The welfare of research animals, including primates, will be much harder for the public to track after a US regulatory agency removes information from its website. Credit: Scott Olson/Getty

Update: On 6 February, the Humane Society of the United States (HSUS) took the first steps toward legal action against the USDA. In 2009, HSUS and the USDA reached a legal agreement that the agency post certain information, such as annual reports, about animal use in labs on its website, or make that information accessible to the public. In a letter sent to the Department of Justice, lawyers representing HSUS threatened to reopen the case if the USDA did not restore the data immediately.

The US Department of Agriculture (USDA) agency charged with ensuring the humane treatment of large research animals, such as primates and goats, has quietly scrubbed all inspection reports and enforcement records from its website. The move has drawn criticism from animal-welfare and transparency activists who say the public has the right to know how their tax dollars are being used.

The USDA’s Animal and Plant Health Inspection Service (APHIS), which also oversees animals in circuses, zoos and those sold commercially as pets, says that making the data publicly available posed a threat to individuals’ privacy.

USDA spokesperson Tanya Espinosa would not specify what personal information the agency wanted to protect, but said that it would be impossible to redact it from all the tens of thousands of inspection reports, complaints and enforcement action documents that used to be public.

The decision is a result of the USDA’s “commitment to being transparent, remaining responsive to our stakeholders’ informational needs, and maintaining the privacy rights of individuals”, according to a statement on the agency’s website. The records will still be available in redacted form through freedom-of-information requests. ”If the same records are frequently requested via the Freedom of Information Act (FOIA) process, APHIS may post the appropriately redacted versions to its website,” the statement concludes.

But some critics met the privacy argument with scepticism. The USDA routinely redacted the names of individuals from the public reports anyway, says Justin Goodman, vice-president of the non-profit White Coat Waste Project in Washington DC, which opposes animal research. “Claiming ‘privacy’ is a smokescreen to unjustifiably evade critical transparency about government operations.”

Watching the watchers

The disappearance of information caught animal-welfare groups by surprise. “I'm just flabbergasted,” says Eric Kleiman, a research consultant at the Animal Welfare Institute, an advocacy group in Washington DC. “This is not only the opposite of transparency, it takes us back to the Stone Age.”

But Matthew Bailey, president of the non-profit Foundation for Biomedical Research in Washington DC, says the move has some merit, because animal-rights activists sometimes target scientists who use animals. “I would certainly agree that protection of personal information is of utmost importance, given the rich history of targeting individuals involved in animal research,” he says. But Bailey acknowledges that it will now be difficult for organizations such as his to analyse trends in animal use in research.

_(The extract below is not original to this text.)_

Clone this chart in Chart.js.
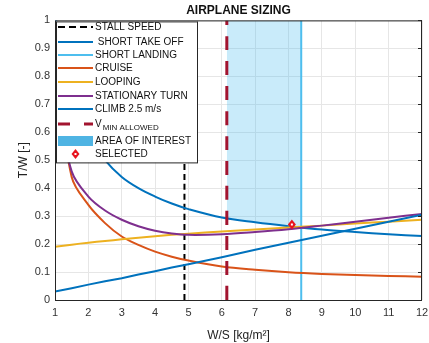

Espinosa declined to answer questions about what triggered the decision, or whether input from business interests, such as the circus industry, or the resignation of agency head Michael Scuse on 20 January were factors. She would not comment on whether the White House had a role in the move, but added that the USDA has “been reviewing and updating the information that is released to the public for the last year”.

Murky future

Inspection reports that were previously available on the APHIS site were crucial in helping animal-welfare groups spot potential abuses in facilities that use animals, Kleiman says. They include instances such as when 2,471 rabbits and 3,202 goats disappeared from facilities owned by the antibody provider Santa Cruz Biotechnology in 2016. The company, headquartered in Dallas, Texas, was under investigation by the USDA for alleged animal abuse at the time. The APHIS website also allowed the public to track when institutions were allowed to perform experiments that could cause pain, such as infecting monkeys with Ebola virus.

Getting such information through FOIA requests can take years, Klein says. And knowing what information to request will be difficult, as the USDA will no longer post complaints that it or outside groups file against an institution. These complaints often trigger USDA investigations.

Congressman Ken Calvert (Republican, California), who has backed numerous bills related to animal welfare and research, says that he did not know that the USDA would be removing the data, but would look into it.

The USDA’s move stands in stark contrast to a bill that Calvert introduced on 2 February, which would require research-funding agencies to more closely track and report the number of animals that scientists use, in order to minimize redundancy and unnecessary animal testing. It would also require researchers to report the number of mice, rats and birds used in experiments. Currently, the USDA only regulates the use and welfare of larger animals such as rabbits and monkeys.